Meet Greg Fleming, National Party, Member for Maungakiekie and supporter of Te Mangai Paho (T.M.P.), the agency responsible for enabling Maori broadcasting. He was at Parliament when the bosses of T.M.P. came to explain what they had done in 2025 and why they should be supported in 2026.
T.M.P. is in dire straits. Many of its well known entities, such as Te Karere and Waatea News have had funding slashed brutally by this Government. The situation is expected to worsen significantly further in the new year. An incoming funding cut of 25% comes on top of a 64% cut to the budget for Te Karere, the major television news programme on TV1 covering Maori affairs. In addition to this, most staff at Waatea News have been made redundant.
A.C.T. have indicated that they would be even more ruthless, and cut funding significantly more than the Government has signalled. Leader, David Seymour says that his own belief is that there should not be any public funding for broadcasting. Whilst non-Maori media would be likely to find a way around this, the same cannot be so easily said for Maori, thereby impacting communities, particularly those in isolated areas like eastern Bay of Plenty, Northland and East Cape where public services are significantly lacking both in availability and quality compared to urban Aotearoa New Zealand.

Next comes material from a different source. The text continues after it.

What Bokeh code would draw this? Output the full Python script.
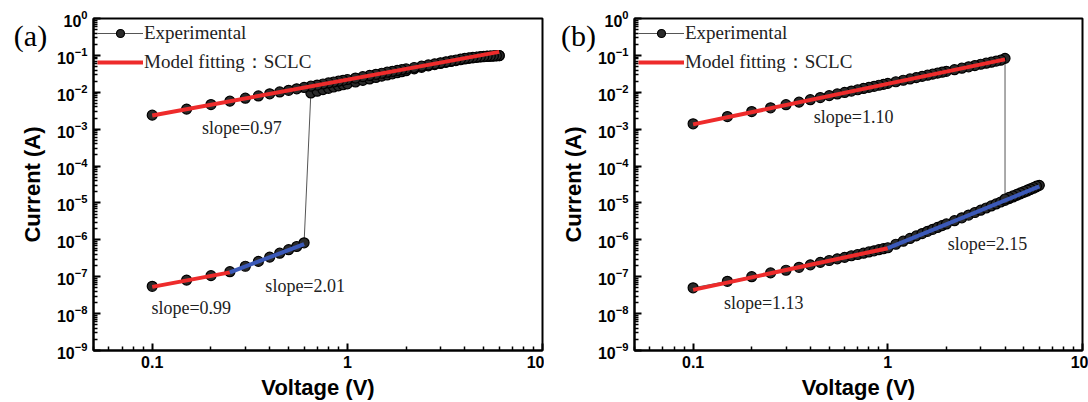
from bokeh.plotting import figure
from bokeh.layouts import row
from bokeh.models import (Range1d, FixedTicker, CustomJSTickFormatter, LogTickFormatter,
                          ColumnDataSource, Label, Legend, LegendItem, GridBox)
from bokeh.core.properties import value
from bokeh.embed import file_html
from bokeh.resources import INLINE

# ---------------------------------------------------------------- data
# voltage grids (V)
V_LOW = [0.1, 0.15, 0.2, 0.25, 0.3, 0.35, 0.4, 0.45, 0.5, 0.55, 0.6]
V_MID = [0.65, 0.7, 0.75, 0.8, 0.85, 0.9, 0.95, 1.0]
V_HIGH = [1.1, 1.2, 1.3, 1.4, 1.5, 1.6, 1.7, 1.8, 1.9, 2.0,
          2.2, 2.4, 2.6, 2.8, 3.0, 3.2, 3.4, 3.6, 3.8, 4.0,
          4.2, 4.4, 4.6, 4.8, 5.0, 5.2, 5.4, 5.6, 5.8, 6.0]

# (a) forward sweep, high-resistance state (on V_LOW)
A_HRS_I = [5.5e-8, 8.1e-8, 1.07e-7, 1.37e-7, 1.92e-7, 2.6e-7, 3.4e-7, 4.35e-7,
           5.4e-7, 6.6e-7, 8.3e-7]
# (a) forward sweep after switching (on V_MID + V_HIGH)
A_SET_I = [9.6e-3, 1.07e-2, 1.18e-2, 1.28e-2, 1.39e-2, 1.49e-2, 1.6e-2, 1.7e-2,
           1.9e-2, 2.1e-2, 2.3e-2, 2.52e-2, 2.74e-2, 2.95e-2, 3.17e-2, 3.4e-2, 3.62e-2, 3.85e-2,
           4.3e-2, 4.75e-2, 5.2e-2, 5.62e-2, 6.05e-2, 6.45e-2, 6.85e-2, 7.25e-2, 7.65e-2, 8.0e-2,
           8.35e-2, 8.6e-2, 8.85e-2, 9.05e-2, 9.2e-2, 9.35e-2, 9.5e-2, 9.6e-2, 9.7e-2, 9.8e-2]
# (a) return sweep, low-resistance state (on V_LOW + V_MID + V_HIGH, listed ascending)
A_RET_I = [2.4e-3, 3.5e-3, 4.65e-3, 5.75e-3, 6.9e-3, 7.95e-3, 9.1e-3, 1.02e-2,
           1.13e-2, 1.24e-2, 1.35e-2,
           1.46e-2, 1.57e-2, 1.68e-2, 1.79e-2, 1.9e-2, 2.0e-2, 2.11e-2, 2.22e-2,
           2.43e-2, 2.65e-2, 2.86e-2, 3.07e-2, 3.28e-2, 3.5e-2, 3.7e-2, 3.9e-2, 4.1e-2, 4.3e-2,
           4.7e-2, 5.1e-2, 5.5e-2, 5.9e-2, 6.3e-2, 6.7e-2, 7.1e-2, 7.5e-2, 7.9e-2, 8.3e-2,
           8.6e-2, 8.85e-2, 9.05e-2, 9.2e-2, 9.35e-2, 9.5e-2, 9.6e-2, 9.7e-2, 9.8e-2, 9.9e-2]

# (b) forward sweep, high-resistance state (on V_LOW + V_MID + V_HIGH)
B_HRS_I = [5.0e-8, 7.5e-8, 1.0e-7, 1.27e-7, 1.5e-7, 1.8e-7, 2.1e-7, 2.45e-7,
           2.75e-7, 3.05e-7, 3.35e-7,
           3.7e-7, 4.0e-7, 4.35e-7, 4.7e-7, 5.05e-7, 5.4e-7, 5.75e-7, 6.1e-7,
           7.6e-7, 9.2e-7, 1.09e-6, 1.28e-6, 1.48e-6, 1.7e-6, 1.93e-6, 2.17e-6, 2.43e-6, 2.7e-6,
           3.3e-6, 3.95e-6, 4.7e-6, 5.5e-6, 6.35e-6, 7.3e-6, 8.3e-6, 9.4e-6, 1.06e-5, 1.18e-5,
           1.31e-5, 1.45e-5, 1.6e-5, 1.76e-5, 1.93e-5, 2.1e-5, 2.3e-5, 2.5e-5, 2.72e-5, 3.0e-5]
# (b) reverse sweep before switching
B_BACK_V = [5.8, 5.6, 5.4, 5.2, 5.0, 4.8, 4.6, 4.4, 4.2, 4.0]
B_BACK_I = [2.85e-5, 2.62e-5, 2.42e-5, 2.22e-5, 2.04e-5, 1.87e-5, 1.7e-5, 1.55e-5, 1.41e-5, 1.28e-5]
# (b) low-resistance state (on V_LOW + V_MID + V_HIGH up to 4.0 V, listed ascending)
B_LRS_I = [1.4e-3, 2.2e-3, 3.0e-3, 3.8e-3, 4.6e-3, 5.4e-3, 6.3e-3, 7.2e-3,
           8.1e-3, 9.0e-3, 9.9e-3,
           1.08e-2, 1.17e-2, 1.27e-2, 1.36e-2, 1.45e-2, 1.55e-2, 1.64e-2, 1.74e-2,
           1.93e-2, 2.12e-2, 2.3e-2, 2.5e-2, 2.7e-2, 2.9e-2, 3.1e-2, 3.3e-2, 3.5e-2, 3.7e-2,
           4.1e-2, 4.5e-2, 4.9e-2, 5.3e-2, 5.75e-2, 6.15e-2, 6.55e-2, 7.0e-2, 7.4e-2, 8.3e-2]

# SCLC fits: start voltage, end voltage, current at start, fitted slope
A_FIT_V0 = [0.1, 0.1, 0.25]
A_FIT_V1 = [6.0, 0.25, 0.6]
A_FIT_I0 = [2.35e-3, 5.3e-8, 1.31e-7]
A_SLOPES = [0.97, 0.99, 2.01]
B_FIT_V0 = [0.1, 0.1, 1.0]
B_FIT_V1 = [4.0, 1.0, 6.0]
B_FIT_I0 = [1.35e-3, 4.4e-8, 5.94e-7]
B_SLOPES = [1.10, 1.13, 2.15]
FIT_COLORS = ["#ee2b2b", "#ee2b2b", "#3b59b8"]
# where each slope annotation sits (V, A)
A_NOTE_V = [0.18, 0.099, 0.38]
A_NOTE_I = [1.1e-3, 1.4e-8, 5.5e-8]
B_NOTE_V = [0.417, 0.144, 2.03]
B_NOTE_I = [2.2e-3, 1.9e-8, 7.9e-7]

X_TICKS = [0.1, 1, 10]
Y_EXPONENTS = [0, -1, -2, -3, -4, -5, -6, -7, -8, -9]

# panel tags, placed in page pixels (x from left, y from bottom)
TAGS = ["(a)", "(b)"]
TAG_X = [30, 578]
TAG_Y = [367, 367]

X_MIN, X_MAX = 0.05, 10
Y_MIN, Y_MAX = 1e-9, 1
PAGE_W, PAGE_H = 1088, 402

Y_TICKS = [10.0 ** e for e in Y_EXPONENTS]
Y_MINOR = [k * 10.0 ** e for e in range(-9, 0) for k in range(2, 10)]
X_MINOR = [k * 10.0 ** e for e in (-2, -1, 0) for k in range(2, 10) if X_MIN <= k * 10.0 ** e <= X_MAX]

SANS = "Liberation Sans"
SERIF = "Liberation Serif"


def make_panel(exp_paths, fit_v0, fit_v1, fit_i0, slopes, note_v, note_i,
               border_left, border_right):
    p = figure(width=PAGE_W // 2, height=PAGE_H, x_axis_type="log", y_axis_type="log",
               x_range=Range1d(X_MIN, X_MAX), y_range=Range1d(Y_MIN, Y_MAX),
               output_backend="svg", toolbar_location=None,
               min_border_left=border_left, min_border_right=border_right,
               min_border_top=18, min_border_bottom=49)
    p.xgrid.visible = False
    p.ygrid.visible = False
    p.outline_line_color = "black"
    p.outline_line_width = 2
    p.background_fill_color = "white"
    p.border_fill_color = "white"

    p.xaxis.ticker = FixedTicker(ticks=X_TICKS, minor_ticks=X_MINOR)
    p.yaxis.ticker = FixedTicker(ticks=Y_TICKS, minor_ticks=Y_MINOR)
    p.xaxis.formatter = CustomJSTickFormatter(code="return tick.toString()")
    p.yaxis.formatter = LogTickFormatter()
    for ax in (p.xaxis[0], p.yaxis[0]):
        ax.axis_line_width = 2
        ax.major_tick_line_width = 2
        ax.minor_tick_line_width = 1.5
        ax.major_tick_in = 7
        ax.major_tick_out = 0
        ax.minor_tick_in = 4
        ax.minor_tick_out = 0
        ax.axis_label_text_font = SANS
        ax.axis_label_text_font_style = "bold"
        ax.axis_label_text_font_size = "22px"
        ax.axis_label_text_color = "black"
        ax.major_label_text_font = SANS
        ax.major_label_text_font_style = "bold"
        ax.major_label_text_font_size = "16px"
        ax.major_label_text_color = "black"
    p.xaxis.axis_label = "Voltage (V)"
    p.yaxis.axis_label = "Current (A)"
    p.xaxis.major_label_standoff = 5
    p.xaxis.axis_label_standoff = 4
    p.yaxis.major_label_standoff = 6
    p.yaxis.axis_label_standoff = 9

    # experimental sweep: thin connecting line plus sphere-like markers
    xs, ys = [], []
    for v, i in exp_paths:
        xs += v
        ys += i
    src = ColumnDataSource(dict(v=xs, i=ys))
    exp_line = p.line("v", "i", source=src, line_color="#555555", line_width=1)
    exp_pts = p.scatter("v", "i", source=src, size=10, marker="circle",
                        fill_color="#2a2a2a", line_color="black", line_width=1.2)

    # model fits
    fit_renderers = []
    for v0, v1, i0, s, c in zip(fit_v0, fit_v1, fit_i0, slopes, FIT_COLORS):
        r = p.line([v0, v1], [i0, i0 * (v1 / v0) ** s], line_color=c, line_width=4)
        fit_renderers.append(r)

    for v, i, s in zip(note_v, note_i, slopes):
        p.add_layout(Label(x=v, y=i, text="slope=%.2f" % s, text_font=SERIF,
                           text_font_size="18px", text_color="#222222",
                           text_align="left", text_baseline="middle"))

    legend = Legend(items=[LegendItem(label="Experimental", renderers=[exp_line, exp_pts]),
                           LegendItem(label="Model fitting：SCLC", renderers=[fit_renderers[0]])],
                    location="top_left")
    legend.margin = 0
    legend.padding = 4
    legend.spacing = 5
    legend.glyph_width = 46
    legend.glyph_height = 20
    legend.label_height = 20
    legend.label_standoff = 1
    legend.label_text_font = SERIF
    legend.label_text_font_size = "19px"
    legend.label_text_color = "#222222"
    legend.background_fill_alpha = 0
    legend.border_line_alpha = 0
    p.add_layout(legend)
    return p


V_ALL = V_LOW + V_MID + V_HIGH

pa = make_panel([(V_LOW, A_HRS_I), (V_MID + V_HIGH, A_SET_I),
                 (V_ALL[::-1], A_RET_I[::-1])],
                A_FIT_V0, A_FIT_V1, A_FIT_I0, A_SLOPES, A_NOTE_V, A_NOTE_I, 93, 2)

V_LRS = V_LOW + V_MID + V_HIGH[:20]
pb = make_panel([(V_ALL, B_HRS_I), (B_BACK_V, B_BACK_I),
                 (V_LRS[::-1], B_LRS_I[::-1])],
                B_FIT_V0, B_FIT_V1, B_FIT_I0, B_SLOPES, B_NOTE_V, B_NOTE_I, 90, 6)

# transparent layer over both panels that carries the panel tags
tags = figure(width=PAGE_W, height=PAGE_H, x_range=Range1d(0, PAGE_W), y_range=Range1d(0, PAGE_H),
              output_backend="svg", toolbar_location=None, min_border=0,
              background_fill_color=None, border_fill_color=None, outline_line_color=None)
tags.axis.visible = False
tags.grid.visible = False
tags.text(x=TAG_X, y=TAG_Y, text=TAGS, text_font=value(SERIF), text_font_size="30px",
          text_color="black", text_align="center", text_baseline="middle")

layout = GridBox(children=[(row(pa, pb), 0, 0), (tags, 0, 0)])
open("out.html", "w").write(file_html(layout, INLINE))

Prime Minister Christopher Luxon has defended the cuts saying that other ventures such as Te Matatini were given a funding boost. What Mr Luxon ignores is that Te Matatini is not a broadcaster. Not even remotely close – it is responsible for supporting Maori performing arts such as kapa haka.
Not surprisingly, many working in Maori media are feeling despondent. Ever since this Government came to power it has waged active war on Maoridom, cutting funding, ending initiatives that have helped Maori socio-economic performance and kept tangata whenua engaged in society. It has renewed initiatives that have been widely demonstrated to be failures, such as boot camps for errant teens.
It is encouraging to know that Mr Fleming, who until now had kept a low profile in Parliament, exists. Until now I was under the distinct impression that when former Treaty Negotiations Minister Christopher Finlayson left Parliament in 2017, that National had shed its moderated Maori friendly image for a more hawkish one. It has, but I would like to think if others in the National Party are like Mr Fleming, maybe the hawk has a few rounded edges.
Will he be able to stop the incoming round of slash and burning in an agency that is already almost on its knees? I am not sure that he will, though I certainly hope Mr Fleming tries. Due to the systemic bias – both visible and not – towards anything Maori in the westernised system that we call Government, there is good reason for tangata whenua to be concerned that this is part of a broader offensive, designed to relegate them to the shadows of New Zealand society.